Many onlookers from below waved and called to them as they floated overhead and took in the views.

“It is a very relaxing experience,” Kodi said.

Chase and his family, who own Limmer Roofing, were invited to fly as customers of one of the event sponsors, Roof Depot, manager Justin Wagner said.

The boy spotted wild turkeys, horses and fish in the river, he said after his trip.

“It was nice and quiet wasn’t it?” Limmer asked him.

“Peaceful,” the boy agreed. “It felt really relaxing — just standing up, it felt good.”

Celebrating flights

A tailgate party followed the balloon rides at the fairgrounds, where pilots told the story of the first hot air balloon and gave toasts to celebrate passengers’ first flights.

A group gathered to hear Mitchell tell Chase and his grandfather about two famous Parisian paper makers, the Montgolfier brothers, who invented the hot air balloon in 1792 after watching burning paper scraps fly up the chimney. They successfully tested hot air balloon flight with three prisoners — who landed safely, but had to be rescued from frightened farmers who destroyed the balloon.

“So they said ‘We know we can fly, but how do we prove to our fellow Frenchmen that we’re good spirits and not evil spirits?’” Mitchell said. “Well in France, what’s a better way than handing them a bottle of champagne? That tradition stands even today.”

That morning’s passengers can thank a flyer yesterday who caught the cork, which bodes a gentle landing for the next flight, Mitchell said, as he held a champagne bottle and popped the top off. Chase dashed for the flying cork, but it bounced at his feet.
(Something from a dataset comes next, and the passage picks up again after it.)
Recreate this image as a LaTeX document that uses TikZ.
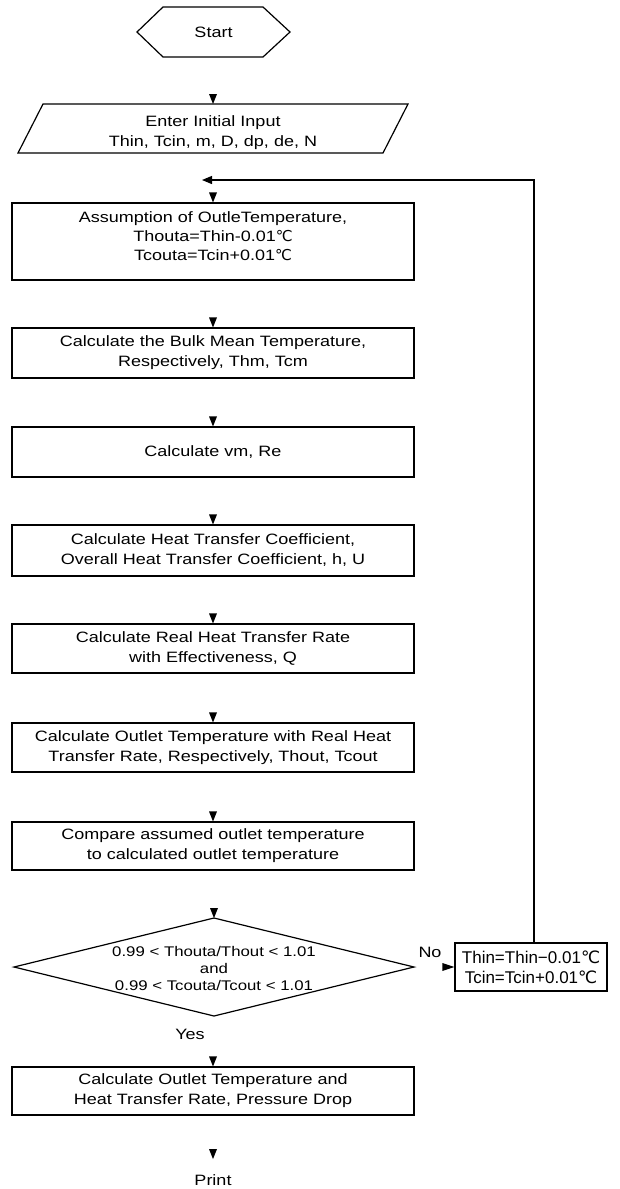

Then Mitchell asked the pair to kneel while his wife, Nancy, read the “Balloonist Prayer,” written by a monk in Ireland for the brothers and fellow aeronauts visiting the country, he said. She set out a requested cup of soda for Limmer and water for Chase.

The pair remained kneeling for the customary post-flight toast, which required them to pick up the cups with their mouths and drink hands-free.

“Alright, that’s the way to go Chase,” the pilot called as the boy stood and wiped his mouth.

Limmer stayed on his knees for a moment and patted the boy on the back. The two looked at each other and grinned again.